Swiss physiologist (1929–2024)

Lucien Girardier (29 December 1929 – 14 April 2024) was a Swiss physiologist and professor at the University of Geneva, known for his research in bioenergetics, bioelectricity, endocrinology, and calorimetry. He was awarded the Marcel Benoist Prize in 1973.

== Life and career ==
Girardier was born on 29 December 1929 in La Chaux-de-Fonds, into a Protestant family. His father, Marcel Henri Girardier, was a forest warden. He later married Ginette Vuilleumier, from Tramelan and La Sagne. He died on 14 April 2024.

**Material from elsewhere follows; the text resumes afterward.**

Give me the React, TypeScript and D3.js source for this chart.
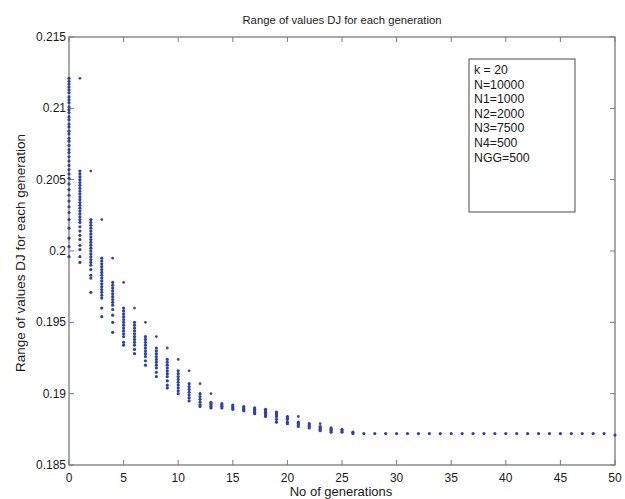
import React, { useEffect, useRef } from "react";
import * as d3 from "d3";

// ---------- data ----------
const titleText = "Range of values DJ for each generation";
const xLabelText = "No of generations";
const yLabelText = "Range of values DJ for each generation";
const legendLines = ["k = 20", "N=10000", "N1=1000", "N2=2000", "N3=7500", "N4=500", "NGG=500"];

const xTicks = [0, 5, 10, 15, 20, 25, 30, 35, 40, 45, 50];
const yTicks = [0.185, 0.19, 0.195, 0.2, 0.205, 0.21, 0.215];
const yTickLabels = ["0.185", "0.19", "0.195", "0.2", "0.205", "0.21", "0.215"];

// population values of DJ for each generation (index = generation)
const populationByGeneration: number[][] = [
  [0.2121, 0.2119, 0.2117, 0.2115, 0.2113, 0.2111, 0.2108, 0.2106, 0.2104, 0.2101, 0.2099, 0.2097, 0.2094, 0.2092, 0.2089, 0.2087, 0.2084, 0.2082, 0.2079, 0.2077, 0.2074, 0.2071, 0.2069, 0.2066, 0.2063, 0.2060, 0.2057, 0.2054, 0.2051, 0.2047, 0.2043, 0.2039, 0.2035, 0.2031, 0.2027, 0.2022, 0.2016, 0.2009, 0.2003, 0.1996],
  [0.2056, 0.2054, 0.2052, 0.2050, 0.2048, 0.2046, 0.2044, 0.2042, 0.2040, 0.2038, 0.2036, 0.2034, 0.2032, 0.2030, 0.2028, 0.2026, 0.2024, 0.2022, 0.2020, 0.2017, 0.2014, 0.2011, 0.2008, 0.2004, 0.2001, 0.1996, 0.1992],
  [0.2022, 0.2020, 0.2018, 0.2016, 0.2014, 0.2012, 0.2010, 0.2008, 0.2006, 0.2004, 0.2002, 0.2000, 0.1998, 0.1996, 0.1994, 0.1992, 0.1990, 0.1987, 0.1983, 0.1981, 0.1971],
  [0.1995, 0.1993, 0.1991, 0.1989, 0.1987, 0.1985, 0.1983, 0.1981, 0.1979, 0.1977, 0.1975, 0.1973, 0.1971, 0.1969, 0.1967, 0.1960, 0.1954],
  [0.1978, 0.1976, 0.1974, 0.1972, 0.1970, 0.1968, 0.1966, 0.1964, 0.1962, 0.1959, 0.1955, 0.1950, 0.1943],
  [0.1960, 0.1958, 0.1956, 0.1954, 0.1952, 0.1950, 0.1948, 0.1946, 0.1944, 0.1942, 0.1940, 0.1936, 0.1934],
  [0.1950, 0.1948, 0.1946, 0.1944, 0.1942, 0.1940, 0.1938, 0.1936, 0.1934, 0.1931, 0.1928],
  [0.1940, 0.1938, 0.1936, 0.1934, 0.1932, 0.1930, 0.1928, 0.1926, 0.1923, 0.1920],
  [0.1932, 0.1930, 0.1928, 0.1926, 0.1924, 0.1922, 0.1920, 0.1918, 0.1915, 0.1912],
  [0.1924, 0.1922, 0.1920, 0.1918, 0.1916, 0.1914, 0.1912, 0.1909, 0.1906, 0.1904],
  [0.1916, 0.1914, 0.1912, 0.1910, 0.1908, 0.1906, 0.1904, 0.1902, 0.1900],
  [0.1907, 0.1905, 0.1903, 0.1901, 0.1899, 0.1897, 0.1895],
  [0.1900, 0.1898, 0.1896, 0.1894, 0.1892, 0.1891],
  [0.1894, 0.1893, 0.1892, 0.1891, 0.1890],
  [0.1893, 0.1892, 0.1891, 0.1890],
  [0.1892, 0.1891, 0.1890, 0.1889],
  [0.1891, 0.1890, 0.1889, 0.1888],
  [0.1890, 0.1889, 0.1888, 0.1887, 0.1886],
  [0.1889, 0.1888, 0.1887, 0.1886, 0.1885, 0.1884],
  [0.1887, 0.1886, 0.1885, 0.1884, 0.1882, 0.1880],
  [0.1884, 0.1883, 0.1882, 0.1880, 0.1879],
  [0.1880, 0.1879, 0.1878, 0.1877],
  [0.1879, 0.1878, 0.1877, 0.1876],
  [0.1877, 0.1876, 0.1875, 0.1874],
  [0.1876, 0.1875, 0.1874, 0.1873],
  [0.1875, 0.1874, 0.1873],
  [0.1873, 0.1872],
  [0.1872], [0.1872], [0.1872], [0.1872], [0.1872], [0.1872], [0.1872], [0.1872],
  [0.1872], [0.1872], [0.1872], [0.1872], [0.1872], [0.1872], [0.1872], [0.1872],
  [0.1872], [0.1872], [0.1872], [0.1872], [0.1872], [0.1872], [0.1872],
  [0.1871],
];

// best individual carried into the next generation
const eliteGenerations = [1, 2, 3, 4, 5, 6, 7, 8, 9, 10, 11, 12, 13, 21, 23];
const eliteValues = [0.2121, 0.2056, 0.2022, 0.1995, 0.1978, 0.1960, 0.1950, 0.1940, 0.1932, 0.1924, 0.1916, 0.1907, 0.1900, 0.1884, 0.1879];

// ---------- chart ----------
const W = 625;
const H = 499;
const FONT = "'Liberation Sans', Arial, Helvetica, sans-serif";

export default function App() {
  const ref = useRef<SVGSVGElement | null>(null);

  useEffect(() => {
    const svg = d3.select(ref.current);
    svg.selectAll("*").remove();

    const x = d3.scaleLinear().domain([0, 50]).range([69, 615]);
    const y = d3.scaleLinear().domain([0.185, 0.215]).range([465, 37]);
    const [x0, x1] = x.range();
    const [y0, y1] = y.range();
    const axisColor = "#7a7a7a";
    const textColor = "#1a1a1a";

    svg.append("rect").attr("width", W).attr("height", H).attr("fill", "#ffffff");

    // frame
    svg.append("rect")
      .attr("x", x0).attr("y", y1)
      .attr("width", x1 - x0).attr("height", y0 - y1)
      .attr("fill", "none").attr("stroke", axisColor).attr("stroke-width", 1.3);

    const tickLen = 5;
    const ticksG = svg.append("g").attr("stroke", axisColor).attr("stroke-width", 1);
    xTicks.forEach((t) => {
      ticksG.append("line").attr("x1", x(t)).attr("x2", x(t)).attr("y1", y0).attr("y2", y0 - tickLen);
      ticksG.append("line").attr("x1", x(t)).attr("x2", x(t)).attr("y1", y1).attr("y2", y1 + tickLen);
    });
    yTicks.forEach((t) => {
      ticksG.append("line").attr("x1", x0).attr("x2", x0 + tickLen).attr("y1", y(t)).attr("y2", y(t));
      ticksG.append("line").attr("x1", x1).attr("x2", x1 - tickLen).attr("y1", y(t)).attr("y2", y(t));
    });

    // tick labels
    const lab = svg.append("g").attr("font-family", FONT).attr("font-size", 12).attr("fill", textColor);
    xTicks.forEach((t) => {
      lab.append("text").attr("x", x(t)).attr("y", y0 + 17).attr("text-anchor", "middle").text(String(t));
    });
    yTicks.forEach((t, i) => {
      lab.append("text").attr("x", x0 - 3).attr("y", y(t) + 4).attr("text-anchor", "end").text(yTickLabels[i]);
    });

    // titles
    svg.append("text")
      .attr("x", (x0 + x1) / 2).attr("y", 24)
      .attr("text-anchor", "middle").attr("font-family", FONT).attr("font-size", 11.3)
      .attr("fill", textColor).text(titleText);
    svg.append("text")
      .attr("x", (x0 + x1) / 2 - 1).attr("y", 496)
      .attr("text-anchor", "middle").attr("font-family", FONT).attr("font-size", 13)
      .attr("fill", textColor).text(xLabelText);
    svg.append("text")
      .attr("transform", `translate(25,${(y0 + y1) / 2 + 2}) rotate(-90)`)
      .attr("text-anchor", "middle").attr("font-family", FONT).attr("font-size", 13.5)
      .attr("fill", textColor).text(yLabelText);

    // points
    const pts: { g: number; v: number }[] = [];
    populationByGeneration.forEach((vals, g) => vals.forEach((v) => pts.push({ g, v })));
    svg.append("g").selectAll("circle").data(pts).join("circle")
      .attr("cx", (d) => x(d.g)).attr("cy", (d) => y(d.v)).attr("r", 1.6)
      .attr("fill", "#2f42a3");

    svg.append("g").selectAll("circle").data(eliteGenerations).join("circle")
      .attr("cx", (g) => x(g)).attr("cy", (_g, i) => y(eliteValues[i])).attr("r", 1.4)
      .attr("fill", "#5a3d8e");

    // legend box
    const lg = svg.append("g");
    lg.append("rect").attr("x", 469).attr("y", 59).attr("width", 106).attr("height", 153)
      .attr("fill", "#ffffff").attr("stroke", "#6a6a6a").attr("stroke-width", 1.2);
    legendLines.forEach((s, i) => {
      lg.append("text").attr("x", 474).attr("y", 74 + i * 14.6)
        .attr("font-family", FONT).attr("font-size", 12.3).attr("fill", textColor).text(s);
    });
  }, []);

  return (
    <svg
      ref={ref}
      width={W}
      height={H}
      style={{ position: "absolute", left: 0, top: 0, display: "block" }}
    />
  );
}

He studied medicine at the University of Neuchâtel and the University of Geneva, obtaining his federal diploma in 1957 and his doctorate in 1959. He subsequently conducted research at Columbia University in New York in 1960 and at the Marine Biological Laboratory in Woods Hole, Massachusetts in 1961.

He was appointed assistant professor of physiology at the Faculty of Medicine of the University of Geneva in 1967, then associate professor in 1970, full professor in 1973, and honorary professor in 1995. His teaching and research spanned bioenergetics, bioelectricity, endocrinology, metabolism, cardiac electrogenesis, and neurogenic control of glycemia.

In 1973, he was awarded the Marcel Benoist Prize for his work on direct micro- and macro-calorimetry and its application to human pathophysiology and fundamental research.

== Bibliography ==
- Recueil des professeurs de l'université de Genève, 1990.
- M. Stuber, S. Kraut, Le prix Marcel Benoist de 1920 à 1995, 1995.